Aber Gott mochte sich damit nicht abfinden und kam wieder, nach drei Tagen, und es war – natürlich – ein Sonntag. Und die er berühr­te, sahen das Leben mit anderen Augen und fingen neu an und lie­ßen sich taufen. Und darum feiern sie bis heute den Sonntag. Und zwar nicht als letzten Tag, sondern eigentlich als ersten. Wegen des Osters­onntags, als Gott gegen alle Menschenerfahrung wieder kam. Ei­gentlich sind Christen, weil sie den Sonntag haben, Stehauf-Men­schen. Ewige Neu-Anfänger. Sonntagskinder eben.

Sonntagskinder, so sagt man, sind Glückskinder. Aber wirkliche Sonn­tagskinder sind sel­ten geworden. Das sagt zumindest die Sta­tis­tik. Tatsächlich kommen bei uns an Sonntagen deutlich weniger Kin­der zur Welt als an Wochentagen. Das liegt an Kai­ser­schnit­ten und ähnlichem – wenn schon geplant werden muss, dann bitte nicht auf das Wochenende, denn da ist das Personal teuer. Darum gibt es im­mer weniger Sonntags­kin­der.
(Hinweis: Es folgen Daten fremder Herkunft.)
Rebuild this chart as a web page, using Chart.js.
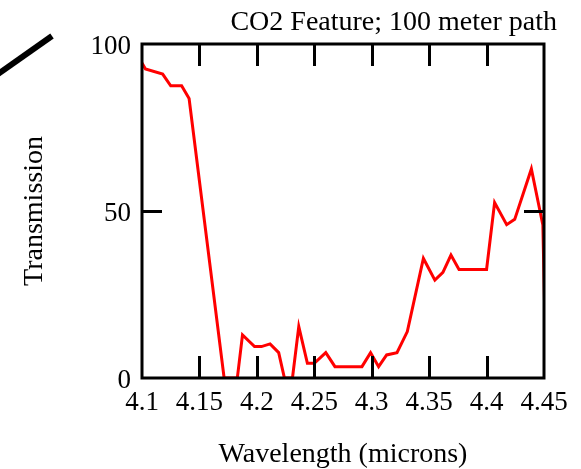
<!DOCTYPE html>
<html>
<head>
<meta charset="utf-8">
<script src="https://cdn.jsdelivr.net/npm/chart.js@4/dist/chart.umd.min.js"></script>
<style>
  html, body { margin: 0; padding: 0; background: #fff; }
  #co2Chart { display: block; }
</style>
</head>
<body>
<canvas id="co2Chart" width="581" height="469"></canvas>
<script>
// values
const wavelengths = [
  4.100, 4.103, 4.118, 4.125, 4.1345, 4.141, 4.1715, 4.183, 4.1875, 4.198,
  4.204, 4.2115, 4.219, 4.224, 4.231, 4.2365, 4.244, 4.250, 4.260, 4.268,
  4.2915, 4.299, 4.306, 4.313, 4.322, 4.331, 4.345, 4.355, 4.362, 4.369,
  4.376, 4.400, 4.407, 4.4175, 4.4245, 4.439, 4.449, 4.4505
];
const transmission = [
  94.3, 92.5, 91, 87.5, 87.5, 83.7, 0, 0, 12.9, 9.4,
  9.4, 10.2, 7.6, 0, 0, 15.4, 4.4, 4.4, 7.6, 3.4,
  3.4, 7.6, 3.4, 6.9, 7.6, 13.9, 35.8, 29.3, 31.6, 36.8,
  32.5, 32.5, 52.5, 45.9, 47.5, 62.6, 45.8, 22
];
const xTicks = [4.1, 4.15, 4.2, 4.25, 4.3, 4.35, 4.4, 4.45];
const yTicks = [0, 50, 100];

const serif = "'Liberation Serif', 'Times New Roman', serif";
Chart.defaults.color = '#000';
Chart.defaults.font.family = serif;

// white page, boxed frame with inward ticks, and the stray stroke at top left
const framePlugin = {
  id: 'frame',
  beforeDraw(chart) {
    const ctx = chart.ctx;
    ctx.save();
    ctx.fillStyle = '#fff';
    ctx.fillRect(0, 0, chart.width, chart.height);
    ctx.restore();
  },
  afterDatasetsDraw(chart) {
    const { ctx, chartArea: a } = chart;
    const x = chart.scales.x, y = chart.scales.y;
    ctx.save();
    ctx.strokeStyle = '#000';
    ctx.lineWidth = 3;
    ctx.strokeRect(a.left, a.top, a.right - a.left, a.bottom - a.top);
    ctx.beginPath();
    xTicks.slice(1, -1).forEach(v => {
      const px = Math.round(x.getPixelForValue(v)) + 0.5;
      ctx.moveTo(px, a.bottom); ctx.lineTo(px, a.bottom - 22);
      ctx.moveTo(px, a.top); ctx.lineTo(px, a.top + 22);
    });
    yTicks.slice(1, -1).forEach(v => {
      const py = Math.round(y.getPixelForValue(v)) + 0.5;
      ctx.moveTo(a.left, py); ctx.lineTo(a.left + 20, py);
      ctx.moveTo(a.right, py); ctx.lineTo(a.right - 20, py);
    });
    ctx.stroke();
    ctx.lineWidth = 6;
    ctx.beginPath();
    ctx.moveTo(-2, 74);
    ctx.lineTo(52, 36);
    ctx.stroke();
    ctx.restore();
  }
};

new Chart(document.getElementById('co2Chart'), {
  type: 'line',
  data: {
    datasets: [{
      data: wavelengths.map((w, i) => ({ x: w, y: transmission[i] })),
      borderColor: 'rgb(255,0,0)',
      borderWidth: 3,
      pointRadius: 0,
      tension: 0,
      fill: false
    }]
  },
  options: {
    responsive: false,
    animation: false,
    layout: { padding: { left: 0, right: 24, top: 0, bottom: 0 } },
    plugins: {
      legend: { display: false },
      tooltip: { enabled: false },
      title: {
        display: true,
        text: 'CO2 Feature; 100 meter path',
        align: 'end',
        color: '#000',
        font: { family: serif, size: 28, weight: 'normal', lineHeight: 1.2 },
        padding: { top: 6, bottom: 4.4 }
      }
    },
    scales: {
      x: {
        type: 'linear',
        min: 4.1,
        max: 4.45,
        afterBuildTicks: s => { s.ticks = xTicks.map(v => ({ value: v })); },
        afterFit: s => { s.height = 91; },
        grid: { display: false, drawTicks: false },
        border: { display: false },
        ticks: {
          padding: 9,
          maxRotation: 0,
          autoSkip: false,
          font: { size: 27 },
          callback: v => String(Number(v.toFixed(2)))
        },
        title: {
          display: true,
          text: 'Wavelength (microns)',
          font: { size: 28, lineHeight: 1 },
          padding: { top: 0, bottom: 0 }
        }
      },
      y: {
        min: 0,
        max: 100,
        afterBuildTicks: s => { s.ticks = yTicks.map(v => ({ value: v })); },
        afterFit: s => { s.width = 142; },
        grid: { display: false, drawTicks: false },
        border: { display: false },
        ticks: { padding: 11, labelOffset: 3, font: { size: 27 } },
        title: {
          display: true,
          text: 'Transmission',
          font: { size: 28, lineHeight: 1 },
          padding: { top: 21, bottom: 0 }
        }
      },
      y2: {
        position: 'right',
        min: 0,
        max: 100,
        afterFit: s => { s.width = 13; },
        grid: { display: false, drawTicks: false },
        border: { display: false },
        ticks: { display: false }
      }
    }
  },
  plugins: [framePlugin]
});
</script>
</body>
</html>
Aber Sonntagskind kann man auch später im Leben noch werden. Nicht Montagsmuffel bleiben, sondern den Sonntagsduft atmen. Die Welt betrachten und bewusst sagen: Siehe, das ist gut! Denn der Sonn­tag ist für das Leben der erste Tag. Vorgeschmack der Aufer­ste­hung. Durchatmen. Dan­ken. Den ersten und den letzten Tag feiern und die Zwischenzeit sowieso.